10. It is, however, urged that clause 2 of the Taxation Laws (Merged States) (Removal of Difficulties) Order, 1949, should be construed in the
light of the Explanation under clause 2 of the Taxation Laws (Part B States) (Removal of Difficulties) Order, 1950. That Explanation is as under:
Explanation.-For the purpose of this paragraph, the expression all depreciation actually allowed under any laws or rules of a Part B State'' means
and shall be deemed always to have meant the aggregate allowance for depreciation taken into account in computing the written-down value under
any laws or rules of a Part B State or carried forward under the said laws or rules.
We are unable to accept this contention for two reasons.

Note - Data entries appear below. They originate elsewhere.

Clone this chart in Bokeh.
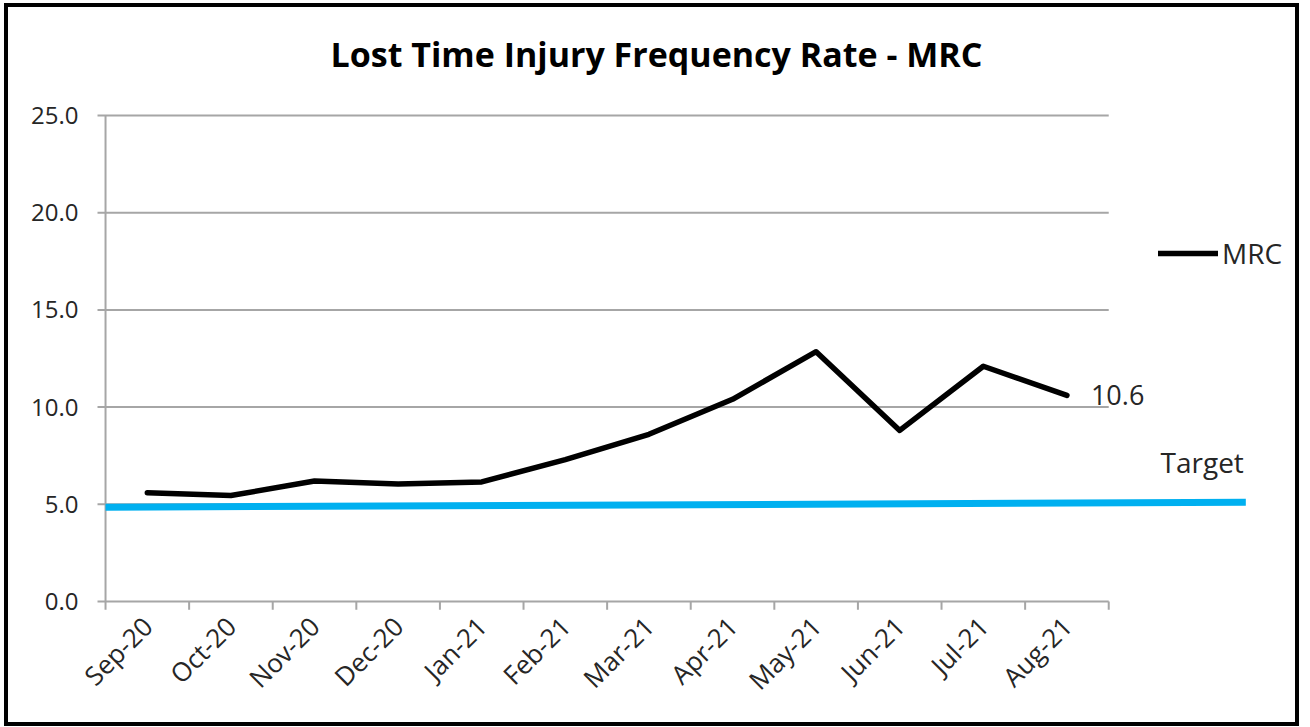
from bokeh.plotting import figure
from bokeh.models import (Range1d, FixedTicker, LinearAxis, Legend, LegendItem,
                          Label, CustomJSTickFormatter)
from bokeh.embed import file_html
from bokeh.resources import INLINE
from bokeh.core.properties import value
import math

# ---- data ----
months = ["Sep-20", "Oct-20", "Nov-20", "Dec-20", "Jan-21", "Feb-21",
          "Mar-21", "Apr-21", "May-21", "Jun-21", "Jul-21", "Aug-21"]
mrc = [5.6, 5.45, 6.2, 6.05, 6.15, 7.3, 8.6, 10.4, 12.85, 8.8, 12.1, 10.6]
target_start = 4.85
target_end = 5.1
y_ticks = [0, 5, 10, 15, 20, 25]
title_text = "Lost Time Injury Frequency Rate - MRC"

FONT = "Open Sans"
TXT = "#262626"
GRID = "#A6A6A6"

n = len(months)
xc = [i + 0.5 for i in range(n)]

p = figure(width=1295, height=723, output_backend="svg", toolbar_location=None,
           x_range=Range1d(-0.12, 14.27), y_range=Range1d(-0.514, 30.4),
           min_border_left=87, min_border_right=5, min_border_top=3, min_border_bottom=119,
           x_axis_type=None, y_axis_type=None)
p.xgrid.visible = False
p.ygrid.visible = False
p.outline_line_color = None
p.styles = {"border": "4px solid black", "margin-left": "4px", "margin-top": "3px"}

# y axis labels only
yax = LinearAxis(ticker=FixedTicker(ticks=y_ticks))
yax.formatter = CustomJSTickFormatter(code="return tick.toFixed(1);")
yax.axis_line_color = None
yax.major_tick_line_color = None
yax.minor_tick_line_color = None
yax.major_label_standoff = 11
yax.major_label_text_font = FONT
yax.major_label_text_font_size = "24px"
yax.major_label_text_color = TXT
p.add_layout(yax, "left")

# x axis labels only
xax = LinearAxis(ticker=FixedTicker(ticks=xc))
xax.major_label_overrides = {x: m for x, m in zip(xc, months)}
xax.axis_line_color = None
xax.major_tick_line_color = None
xax.minor_tick_line_color = None
xax.major_label_orientation = math.pi / 4
xax.major_label_standoff = 4
xax.major_label_text_font = FONT
xax.major_label_text_font_size = "26px"
xax.major_label_text_color = TXT
p.add_layout(xax, "below")

# gridlines (from tick mark to end of category axis)
gy = y_ticks[1:]
p.segment(x0=[-0.096] * len(gy), x1=[n] * len(gy), y0=gy, y1=gy,
          line_color=GRID, line_width=2)
# zero line + tick at 0
p.segment(x0=[-0.096], x1=[n], y0=[0], y1=[0], line_color=GRID, line_width=2)
# y axis line
p.segment(x0=[0], x1=[0], y0=[-0.43], y1=[y_ticks[-1]], line_color=GRID, line_width=2)
# x ticks at category boundaries
bx = list(range(1, n + 1))
p.segment(x0=bx, x1=bx, y0=[0] * n, y1=[-0.43] * n, line_color=GRID, line_width=2)

# target line
tx_end = 13.64
p.line(x=[0, tx_end], y=[target_start, target_end], line_color="#00B0F0", line_width=7)
p.text(x=[tx_end], y=[target_end], text=["Target"], text_align="right",
       text_baseline="alphabetic", y_offset=-40, x_offset=-2,
       text_font=value(FONT), text_font_size="28px", text_color=TXT)

# MRC line
r = p.line(x=xc, y=mrc, line_color="black", line_width=5.5, line_join="round", line_cap="round")

# last value label
p.text(x=[xc[-1]], y=[mrc[-1]], text=[f"{mrc[-1]:.1f}"], x_offset=24,
       text_baseline="middle", text_font=value(FONT), text_font_size="27px", text_color=TXT)

# title
p.add_layout(Label(x=6.59, y=28.17, text=title_text, text_align="center",
                   text_baseline="alphabetic", text_font=FONT, text_font_style="bold",
                   text_font_size="34px", text_color="black"))

legend = Legend(items=[LegendItem(label="MRC", renderers=[r])],
                location=(1063, 339), glyph_width=60, glyph_height=28,
                label_height=28, label_standoff=4, padding=0, margin=0, spacing=0,
                border_line_color=None, background_fill_alpha=0,
                label_text_font=FONT, label_text_font_size="28px", label_text_color=TXT)
p.add_layout(legend)

open("out.html", "w").write(file_html(p, INLINE))
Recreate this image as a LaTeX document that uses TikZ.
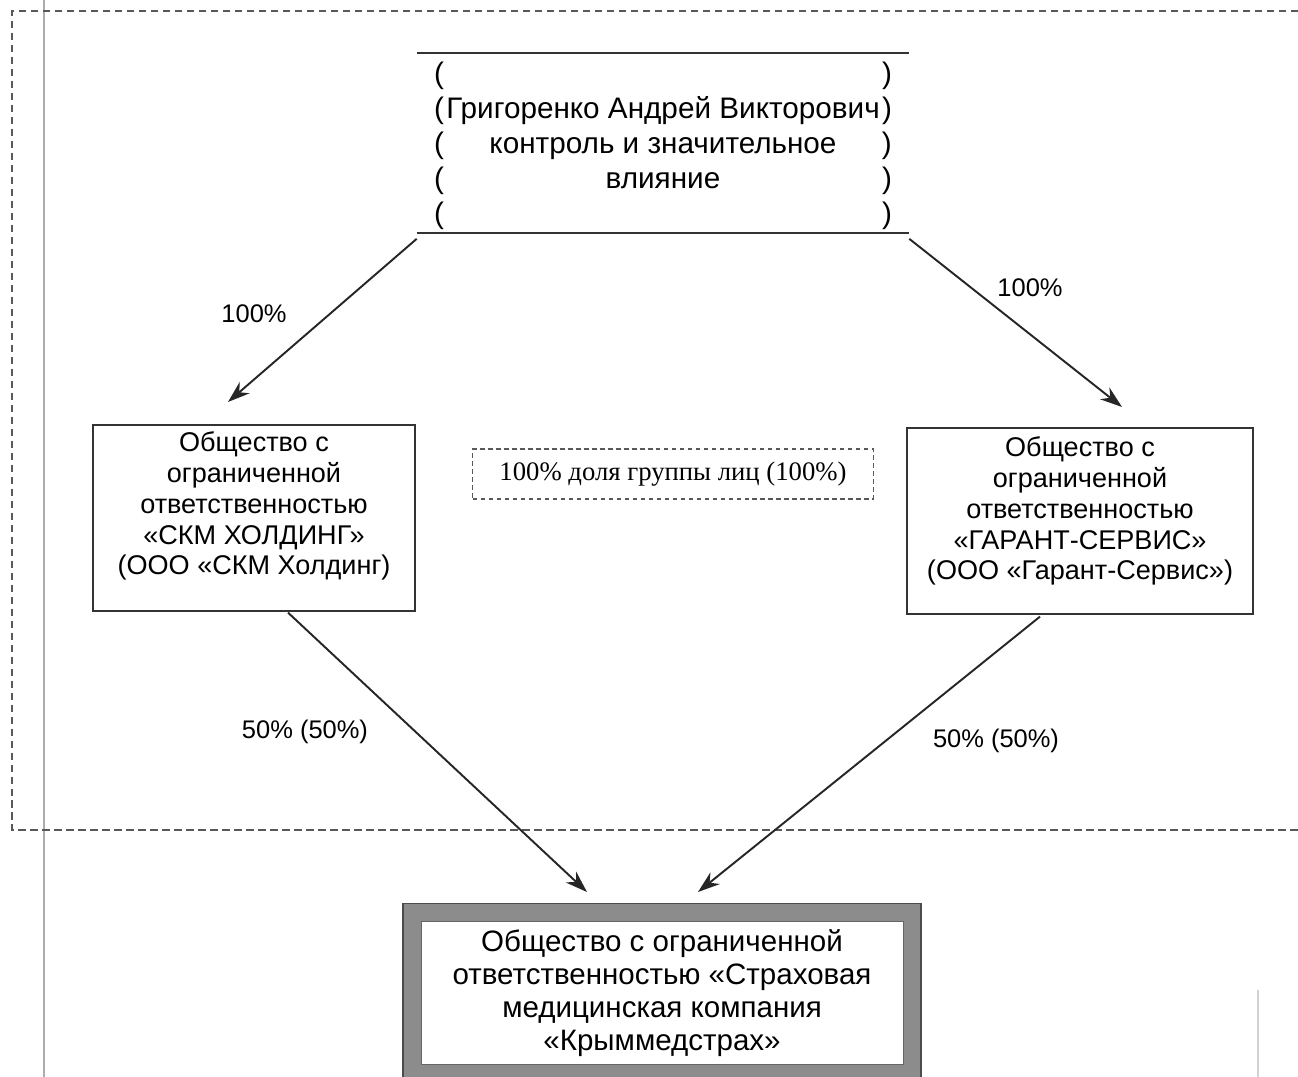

In the first place, unless it was intended not to apply the principle underlying the
Explanation, we see no good reason for not introducing it under clause 2 of the Taxation Laws (Merged States) (Removal of Difficulties) Order,
1949, secondly, it may be a case of casus omissus. In Shrimati Hira Devi and Others Vs. District Board, Shahjahanpur, , the Supreme Court
pointed out that it is certainly not the duty of the Court to fill in gaps and omissions in an Act by stretching the words therein used. Much less can
this be done by importing a fiction intended expressly for another similar order concerning income tax in Part B States.
11. In the view we have taken of this case, our answer to the question referred to us must be that, in the circumstances of this case, the correct
basis for computing the written-down value of depreciable assets of the company is the one adopted by the Appellate Assistant Commissioner.
We also direct that the Department shall pay all costs of this reference. Hearing fee Rs. 75.